Q2> Why f(NULL) is finally triggering the f(string*)?
Thank you
what is the meaning of operator T*()?
It is a user-defined conversion operator. It allows an object of type NullClass to be converted to any pointer type.
Such conversion operators can often lead to subtle, unexpected, and pernicious problems, so they are best avoided in most cases (they are, of course, occasionally useful).
Why f(NULL) is finally triggering the f(string*)?
NULL is of type NullClass. It can't be converted to an int, but the user-defined conversion NullClass -> T* can be used to convert it to a string*, so void f(string*) is selected.
Note that this works because there is only one overload of f that takes a pointer. If you had two overloads,
void f(int*);
void f(float*);
the call would be ambiguous because the NullClass -> T* conversion can be converted to both int* and float*.
template<class T> operator T*() means that there is an implicit conversion from NullClass to T* for any T.
When you're calling f(NULL), the compiler needs to decide which overload to use. Since neither overload takes an object of type NullClass, it looks which implicit conversions exist. There is no conversion to int, but there is one to string*, so the conversion is applied and the string* overload is called.
operator Anything() overloads the "cast" operator. Whenever NullClass needs to be converted to Anything, this function will be called, and the result will be used.
In your case, Anything is T* where T can be any type (it is a template parameter), meaning a NullClass supports casting to any pointers.
Since NullClass can be cast into any pointers, including a string*. So the f(string*) version will be used.
Q1> I have problems to understand the following statement
template<class T> operator T*() const { return 0; }
Specially, what is the meaning of operator T*()?
It's an implicit conversion operator. It makes it possible to have objects of the type it belongs to implicit convert to the target type T* here. This version is a special one, since, being a template, it can convert an object of that NullClass to any pointer type.
Implicit conversion are frowned upon for good reasons. They have the bad habit of kicking in at unexpected moments, making the compiler call an unintended version of an overloaded function. Having a templatized implicit conversion operator is especially evil because templatization multiplies the possibilities.

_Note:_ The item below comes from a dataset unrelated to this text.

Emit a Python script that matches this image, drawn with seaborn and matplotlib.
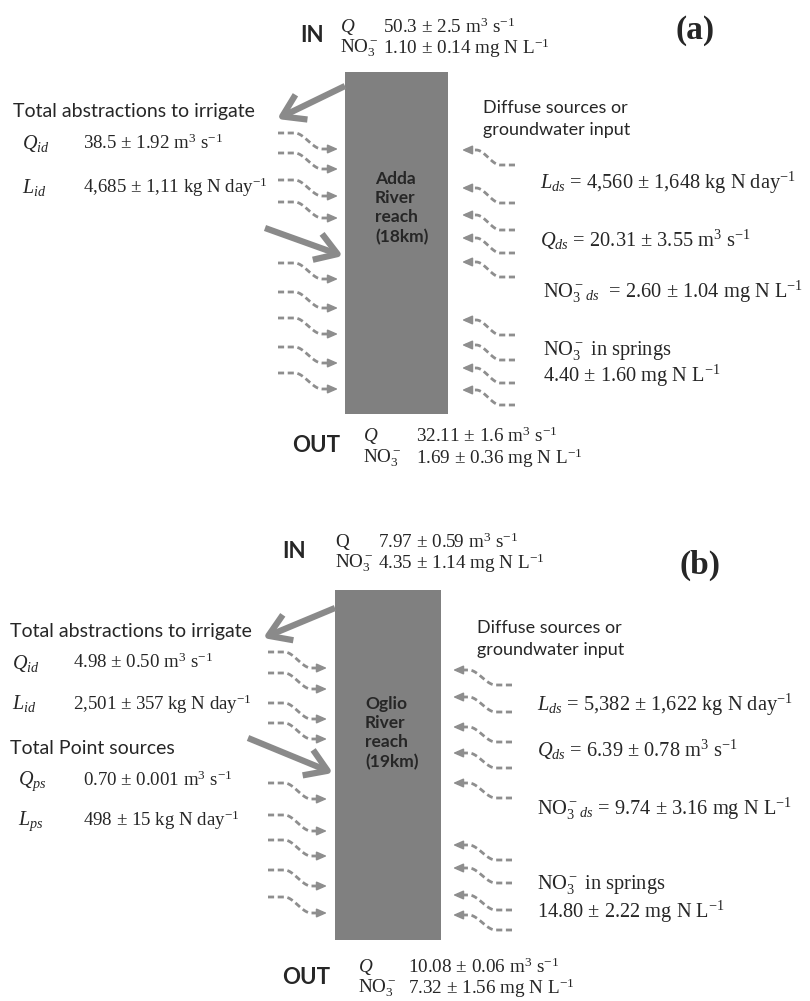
import numpy as np
import matplotlib
matplotlib.use("Agg")
import matplotlib.pyplot as plt
import seaborn as sns
from matplotlib.patches import Rectangle

# ----------------------------------------------------------
# Values shown in the two river-reach balance diagrams
# ----------------------------------------------------------

RIVERS = ["Adda", "Oglio"]
REACH_KM = [18, 19]
PANEL_TAGS = ["(a)", "(b)"]

IN_Q = ["50.3 ± 2.5", "7.97 ± 0.59"]
IN_NO3 = ["1.10 ± 0.14", "4.35 ± 1.14"]
OUT_Q = ["32.11 ± 1.6", "10.08 ± 0.06"]
OUT_NO3 = ["1.69 ± 0.36", "7.32 ± 1.56"]

Q_ID = ["38.5 ± 1.92", "4.98 ± 0.50"]
L_ID = ["4,685 ± 1,11", "2,501 ± 357"]
Q_PS = [None, "0.70 ± 0.001"]
L_PS = [None, "498 ± 15"]

L_DS = ["4,560 ± 1,648", "5,382 ± 1,622"]
Q_DS = ["20.31 ± 3.55", "6.39 ± 0.78"]
NO3_DS = ["2.60 ± 1.04", "9.74 ± 3.16"]
NO3_SPRINGS = ["4.40 ± 1.60", "14.80 ± 2.22"]

# units
U_Q = " m$^3$ s$^{-1}$"
U_C = " mg N L$^{-1}$"
U_L = " kg N day$^{-1}$"

# ----------------------------------------------------------
# Layout (pixel coordinates, y downwards)
# ----------------------------------------------------------

LAYOUT = [
    dict(in_xy=(300, 35), q_x=340, val_x=383, in_y=(27, 48), q_italic=True,
         tag_xy=(695, 30), rect=(345, 72, 448, 414), river_xy=(375, 208),
         abstr=((345, 86), (277, 119)), point=((265, 228), (343, 256)),
         left_x=13, lab_x=22, val_lx=83, abstr_y=112, qid_y=144, lid_y=187,
         ps_y=None, qps_y=None, lps_y=None,
         diff_xy=(483, 119), rx=540, lds_y=183, qds_y=240, nds_y=292,
         spr_y=(350, 376),
         out_xy=(292, 445), out_qx=363, out_vx=416, out_y=(436, 458),
         wl_x=(278, 338), wl_y=[133, 153, 180, 202, 263, 292, 318, 347, 373],
         wr_x=(462, 515), wr_y=[150, 188, 215, 238, 262, 320, 345, 368, 390]),
    dict(in_xy=(282, 552), q_x=335, val_x=378, in_y=(542, 563), q_italic=False,
         tag_xy=(700, 565), rect=(335, 590, 441, 940), river_xy=(365, 733),
         abstr=((335, 608), (263, 638)), point=((248, 738), (333, 773)),
         left_x=10, lab_x=12, val_lx=73, abstr_y=632, qid_y=663, lid_y=704,
         ps_y=748, qps_y=781, lps_y=821,
         diff_xy=(477, 639), rx=537, lds_y=705, qds_y=750, nds_y=809,
         spr_y=(885, 912),
         out_xy=(282, 978), out_qx=358, out_vx=408, out_y=(967, 988),
         wl_x=(268, 327), wl_y=[652, 673, 703, 723, 783, 815, 840, 870, 897],
         wr_x=(453, 512), wr_y=[670, 697, 727, 753, 783, 845, 868, 895, 915]),
]

SERIF = "Liberation Serif"
SANS = "Lato"
RECT_COLOR = "#808080"
ARROW_COLOR = "#8a8a8a"
WAVE_COLOR = "#8e8e8e"
VAL_SIZE = 14.7
LEFT_SIZE = 13.6
TOP_SIZE = 13.8

sns.set_theme(style="white")
plt.rcParams["mathtext.fontset"] = "custom"
plt.rcParams["mathtext.rm"] = SERIF
plt.rcParams["mathtext.it"] = SERIF + ":italic"
plt.rcParams["mathtext.bf"] = SERIF + ":bold"

fig = plt.figure(figsize=(8.1, 10.01), dpi=100)
ax = fig.add_axes([0, 0, 1, 1])
ax.set_xlim(0, 810)
ax.set_ylim(1001, 0)
ax.axis("off")


def serif(x, y, s, size=VAL_SIZE, **kw):
    ax.text(x, y, s, fontfamily=SERIF, fontsize=size, va="center", ha="left", **kw)


def sans(x, y, s, size=13, weight="normal", **kw):
    ax.text(x, y, s, fontfamily=SANS, fontsize=size, fontweight=weight,
            va="center", ha="left", **kw)


def wave(x0, y0, x1, y1):
    # dashed S-shaped arrow from (x0, y0) to (x1, y1), head at (x1, y1)
    t = np.linspace(0, 1, 60)
    s = np.clip((t - 0.28) / 0.45, 0, 1)
    s = s * s * (3 - 2 * s)
    xs = x0 + (x1 - x0) * t
    ys = y0 + (y1 - y0) * s
    ax.plot(xs[:-4], ys[:-4], color=WAVE_COLOR, lw=2.0,
            linestyle=(0, (2.2, 1.3)), solid_capstyle="butt")
    ax.annotate("", xy=(x1, y1), xytext=(xs[-6], y1),
                arrowprops=dict(arrowstyle="-|>,head_length=0.5,head_width=0.22",
                                color=WAVE_COLOR, lw=1.2, mutation_scale=12,
                                shrinkA=0, shrinkB=0))


def big_arrow(start, tip):
    ax.annotate("", xy=tip, xytext=start,
                arrowprops=dict(arrowstyle="->,head_length=0.7,head_width=0.45",
                                color=ARROW_COLOR, lw=4.5, mutation_scale=22,
                                shrinkA=0, shrinkB=0, capstyle="butt"))


for i, lay in enumerate(LAYOUT):
    # IN block
    sans(*lay["in_xy"], "IN", size=16, weight="bold")
    qlab = "$Q$" if lay["q_italic"] else "Q"
    serif(lay["q_x"], lay["in_y"][0], qlab, size=TOP_SIZE)
    serif(lay["val_x"], lay["in_y"][0], IN_Q[i] + U_Q, size=TOP_SIZE)
    serif(lay["q_x"], lay["in_y"][1], "NO$_3^-$", size=TOP_SIZE)
    serif(lay["val_x"], lay["in_y"][1], IN_NO3[i] + U_C, size=TOP_SIZE)

    # panel tag
    ax.text(*lay["tag_xy"], PANEL_TAGS[i], fontfamily=SERIF, fontsize=24,
            fontweight="bold", ha="center", va="center")

    # river reach box
    x0, y0, x1, y1 = lay["rect"]
    ax.add_patch(Rectangle((x0, y0), x1 - x0, y1 - y0, facecolor=RECT_COLOR,
                           edgecolor="none", zorder=1))
    sans(*lay["river_xy"], f"{RIVERS[i]}\nRiver\nreach\n({REACH_KM[i]}km)",
         size=12.5, weight="bold", linespacing=1.25, zorder=3)

    # abstraction and point-source arrows
    big_arrow(*lay["abstr"])
    big_arrow(*lay["point"])

    # left side texts
    sans(lay["left_x"], lay["abstr_y"], "Total abstractions to irrigate", size=14)
    serif(lay["lab_x"], lay["qid_y"], "$Q_{id}$", size=14.5)
    serif(lay["val_lx"], lay["qid_y"] - 1, Q_ID[i] + U_Q, size=LEFT_SIZE)
    serif(lay["lab_x"], lay["lid_y"], "$L_{id}$", size=14.5)
    serif(lay["val_lx"], lay["lid_y"], L_ID[i] + U_L, size=LEFT_SIZE)
    if Q_PS[i] is not None:
        sans(lay["left_x"], lay["ps_y"], "Total Point sources", size=14)
        serif(lay["lab_x"] + 6, lay["qps_y"], "$Q_{ps}$", size=14.5)
        serif(lay["val_lx"] + 10, lay["qps_y"] - 1, Q_PS[i] + U_Q, size=LEFT_SIZE)
        serif(lay["lab_x"] + 6, lay["lps_y"], "$L_{ps}$", size=14.5)
        serif(lay["val_lx"] + 10, lay["lps_y"] - 1, L_PS[i] + U_L, size=LEFT_SIZE)

    # right side texts
    sans(*lay["diff_xy"], "Diffuse sources or\ngroundwater input", size=13,
         linespacing=1.4)
    serif(lay["rx"], lay["lds_y"], "$L_{ds}$ = " + L_DS[i] + U_L)
    serif(lay["rx"], lay["qds_y"], "$Q_{ds}$ = " + Q_DS[i] + U_Q)
    gap = "  " if i == 0 else " "
    shift = 3 if i == 0 else 0
    serif(lay["rx"] + shift, lay["nds_y"],
          "NO$_3^-$$_{ds}$" + gap + "= " + NO3_DS[i] + U_C)
    serif(lay["rx"] + shift, lay["spr_y"][0], "NO$_3^-$ in springs")
    serif(lay["rx"] + shift, lay["spr_y"][1], NO3_SPRINGS[i] + U_C)

    # OUT block
    sans(*lay["out_xy"], "OUT", size=16, weight="bold")
    serif(lay["out_qx"], lay["out_y"][0], "$Q$", size=TOP_SIZE)
    serif(lay["out_vx"], lay["out_y"][0], OUT_Q[i] + U_Q, size=TOP_SIZE)
    serif(lay["out_qx"], lay["out_y"][1], "NO$_3^-$", size=TOP_SIZE)
    serif(lay["out_vx"], lay["out_y"][1], OUT_NO3[i] + U_C, size=TOP_SIZE)

    # diffuse inflow arrows
    for y in lay["wl_y"]:
        wave(lay["wl_x"][0], y, lay["wl_x"][1], y + 16)
    for y in lay["wr_y"]:
        wave(lay["wr_x"][1], y + 15, lay["wr_x"][0], y)

fig.savefig("out.png", dpi=100)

Q2> Why f(NULL) is finally triggering the f(string*)?
See above. There is no possible conversion to int, so the implicit conversion operator kicks in and converts an NullClass object into any pointer requested.

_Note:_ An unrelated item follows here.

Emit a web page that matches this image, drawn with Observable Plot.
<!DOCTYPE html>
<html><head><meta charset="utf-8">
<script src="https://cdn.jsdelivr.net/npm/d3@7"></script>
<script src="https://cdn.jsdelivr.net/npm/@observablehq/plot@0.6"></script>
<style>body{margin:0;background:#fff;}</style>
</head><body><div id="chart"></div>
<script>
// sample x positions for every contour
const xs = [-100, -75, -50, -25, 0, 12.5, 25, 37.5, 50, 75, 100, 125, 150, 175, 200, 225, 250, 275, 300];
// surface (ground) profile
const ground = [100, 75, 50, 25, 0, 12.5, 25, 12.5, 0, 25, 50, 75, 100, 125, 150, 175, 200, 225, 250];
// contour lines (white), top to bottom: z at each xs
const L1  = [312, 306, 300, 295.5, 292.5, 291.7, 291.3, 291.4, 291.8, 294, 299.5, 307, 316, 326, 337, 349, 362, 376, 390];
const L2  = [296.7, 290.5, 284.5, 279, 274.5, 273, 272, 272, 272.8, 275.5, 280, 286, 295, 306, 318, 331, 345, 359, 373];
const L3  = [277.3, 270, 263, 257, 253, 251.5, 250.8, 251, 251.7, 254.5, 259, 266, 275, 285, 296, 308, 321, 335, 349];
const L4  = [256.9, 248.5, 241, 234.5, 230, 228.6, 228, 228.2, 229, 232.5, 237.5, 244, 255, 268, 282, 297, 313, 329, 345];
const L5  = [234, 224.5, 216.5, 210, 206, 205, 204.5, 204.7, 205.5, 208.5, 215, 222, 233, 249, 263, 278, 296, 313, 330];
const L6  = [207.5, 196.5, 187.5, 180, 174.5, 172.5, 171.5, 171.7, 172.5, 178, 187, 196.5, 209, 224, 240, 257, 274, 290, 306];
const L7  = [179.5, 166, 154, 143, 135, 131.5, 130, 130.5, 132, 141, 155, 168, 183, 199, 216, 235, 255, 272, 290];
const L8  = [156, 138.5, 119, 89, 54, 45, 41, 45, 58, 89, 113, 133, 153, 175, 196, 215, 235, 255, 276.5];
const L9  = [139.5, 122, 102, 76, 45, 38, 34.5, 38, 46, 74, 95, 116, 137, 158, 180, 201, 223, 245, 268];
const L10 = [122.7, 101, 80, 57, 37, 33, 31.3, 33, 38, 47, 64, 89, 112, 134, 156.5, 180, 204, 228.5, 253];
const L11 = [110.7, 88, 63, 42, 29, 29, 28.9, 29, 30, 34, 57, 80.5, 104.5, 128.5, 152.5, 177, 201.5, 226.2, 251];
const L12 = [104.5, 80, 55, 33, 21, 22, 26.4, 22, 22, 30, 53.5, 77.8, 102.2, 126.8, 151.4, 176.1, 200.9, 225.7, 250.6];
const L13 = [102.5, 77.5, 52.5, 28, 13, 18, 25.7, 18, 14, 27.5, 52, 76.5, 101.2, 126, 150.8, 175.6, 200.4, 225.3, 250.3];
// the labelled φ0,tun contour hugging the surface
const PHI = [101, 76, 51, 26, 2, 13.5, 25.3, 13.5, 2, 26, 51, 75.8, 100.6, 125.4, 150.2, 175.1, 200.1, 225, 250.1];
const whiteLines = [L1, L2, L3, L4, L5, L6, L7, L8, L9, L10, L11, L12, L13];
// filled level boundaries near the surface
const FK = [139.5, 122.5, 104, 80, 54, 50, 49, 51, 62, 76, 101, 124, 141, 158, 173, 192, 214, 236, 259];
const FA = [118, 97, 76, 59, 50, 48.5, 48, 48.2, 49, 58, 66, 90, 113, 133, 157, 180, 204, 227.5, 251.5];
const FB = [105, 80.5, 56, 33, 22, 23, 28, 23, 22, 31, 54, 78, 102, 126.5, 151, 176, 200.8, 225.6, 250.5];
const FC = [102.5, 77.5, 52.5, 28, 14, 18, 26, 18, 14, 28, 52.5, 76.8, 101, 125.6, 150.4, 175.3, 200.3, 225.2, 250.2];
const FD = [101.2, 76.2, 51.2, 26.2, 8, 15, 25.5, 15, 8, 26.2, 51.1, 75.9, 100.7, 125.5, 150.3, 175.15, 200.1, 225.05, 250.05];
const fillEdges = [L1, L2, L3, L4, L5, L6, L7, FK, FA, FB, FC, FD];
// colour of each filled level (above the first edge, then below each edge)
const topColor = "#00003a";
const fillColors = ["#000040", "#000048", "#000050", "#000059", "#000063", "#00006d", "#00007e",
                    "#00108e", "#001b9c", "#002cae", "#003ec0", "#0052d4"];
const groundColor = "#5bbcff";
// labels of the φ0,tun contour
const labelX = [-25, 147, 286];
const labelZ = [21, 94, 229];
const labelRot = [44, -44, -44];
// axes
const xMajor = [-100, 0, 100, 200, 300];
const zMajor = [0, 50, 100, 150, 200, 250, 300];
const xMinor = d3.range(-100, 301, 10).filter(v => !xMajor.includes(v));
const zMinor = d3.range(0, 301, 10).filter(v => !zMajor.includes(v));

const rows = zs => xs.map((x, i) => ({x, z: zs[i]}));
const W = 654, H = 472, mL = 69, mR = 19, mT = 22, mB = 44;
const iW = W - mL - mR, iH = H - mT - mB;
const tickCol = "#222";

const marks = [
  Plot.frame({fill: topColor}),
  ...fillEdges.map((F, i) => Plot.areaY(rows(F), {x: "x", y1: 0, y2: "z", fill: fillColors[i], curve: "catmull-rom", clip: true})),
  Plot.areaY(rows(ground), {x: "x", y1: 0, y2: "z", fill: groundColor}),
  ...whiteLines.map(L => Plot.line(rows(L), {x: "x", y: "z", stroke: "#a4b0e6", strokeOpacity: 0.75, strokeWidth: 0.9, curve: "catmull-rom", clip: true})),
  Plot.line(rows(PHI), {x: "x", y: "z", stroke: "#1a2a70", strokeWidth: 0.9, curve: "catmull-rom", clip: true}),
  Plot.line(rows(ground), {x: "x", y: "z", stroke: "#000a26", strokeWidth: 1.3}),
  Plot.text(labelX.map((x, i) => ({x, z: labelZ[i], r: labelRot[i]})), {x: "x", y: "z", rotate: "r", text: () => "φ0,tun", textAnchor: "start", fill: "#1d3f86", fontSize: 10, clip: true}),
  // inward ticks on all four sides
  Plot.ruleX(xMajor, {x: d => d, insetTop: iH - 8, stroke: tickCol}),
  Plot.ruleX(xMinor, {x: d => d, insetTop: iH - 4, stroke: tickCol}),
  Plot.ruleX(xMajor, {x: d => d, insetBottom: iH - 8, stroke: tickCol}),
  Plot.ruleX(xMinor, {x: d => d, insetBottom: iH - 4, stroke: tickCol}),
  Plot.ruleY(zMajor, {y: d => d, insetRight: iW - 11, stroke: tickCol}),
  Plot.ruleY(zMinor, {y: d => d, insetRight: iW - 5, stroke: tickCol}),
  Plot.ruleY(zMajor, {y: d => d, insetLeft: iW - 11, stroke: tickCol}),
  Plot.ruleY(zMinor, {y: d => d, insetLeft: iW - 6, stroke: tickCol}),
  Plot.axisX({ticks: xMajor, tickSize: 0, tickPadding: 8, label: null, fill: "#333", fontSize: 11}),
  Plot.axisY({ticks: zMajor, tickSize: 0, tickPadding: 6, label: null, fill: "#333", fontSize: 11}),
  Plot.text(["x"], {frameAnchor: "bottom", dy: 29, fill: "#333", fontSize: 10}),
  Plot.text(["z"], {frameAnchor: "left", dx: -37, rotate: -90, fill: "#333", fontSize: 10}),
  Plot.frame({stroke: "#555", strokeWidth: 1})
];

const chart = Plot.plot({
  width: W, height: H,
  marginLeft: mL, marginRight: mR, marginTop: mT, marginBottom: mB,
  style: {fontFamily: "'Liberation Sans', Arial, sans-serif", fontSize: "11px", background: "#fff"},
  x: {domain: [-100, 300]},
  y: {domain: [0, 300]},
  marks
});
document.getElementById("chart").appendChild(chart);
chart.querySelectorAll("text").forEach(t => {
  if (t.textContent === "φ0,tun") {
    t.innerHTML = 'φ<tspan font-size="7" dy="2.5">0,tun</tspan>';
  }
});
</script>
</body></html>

I suppose this is intended. Usually you don't want a pointer to be converted to an integer, which is why that class has an implicit conversion into any pointer, but none to int.
That NullClass isn't all that bad, but the NULL instance of it is pure stupidity. As soon as you include any of the many headers that define the NULL macro (defined to be 0, i.e. an integer constant), the preprocessor will trample over all source and replace each usage of NULL with 0. Since you can't avoid to include this, this error renders the whole class pretty much useless.
The NuLLClass provides a conversion function to convert to a pointer. When you call f(NULL), it will try to find a way to convert NULL to a valid argument for f.
Because you can call operator T*() on NULL, it will with T=string. This fulfills the demand for f(string *). Since there is no way to convert NULL to an int, there is only one clear choice of which function to call.
Specially, what is the meaning of operator T*()?
It is a conversion operator to type T*. It allows operations such as (T*)NULL.
Q2> Why f(NULL) is finally triggering the f(string*)?
Because the compiler looks for the best match between the arguments and the method's signature, in this case choosing template<typename T> NullClass::operator T*(), where T=string.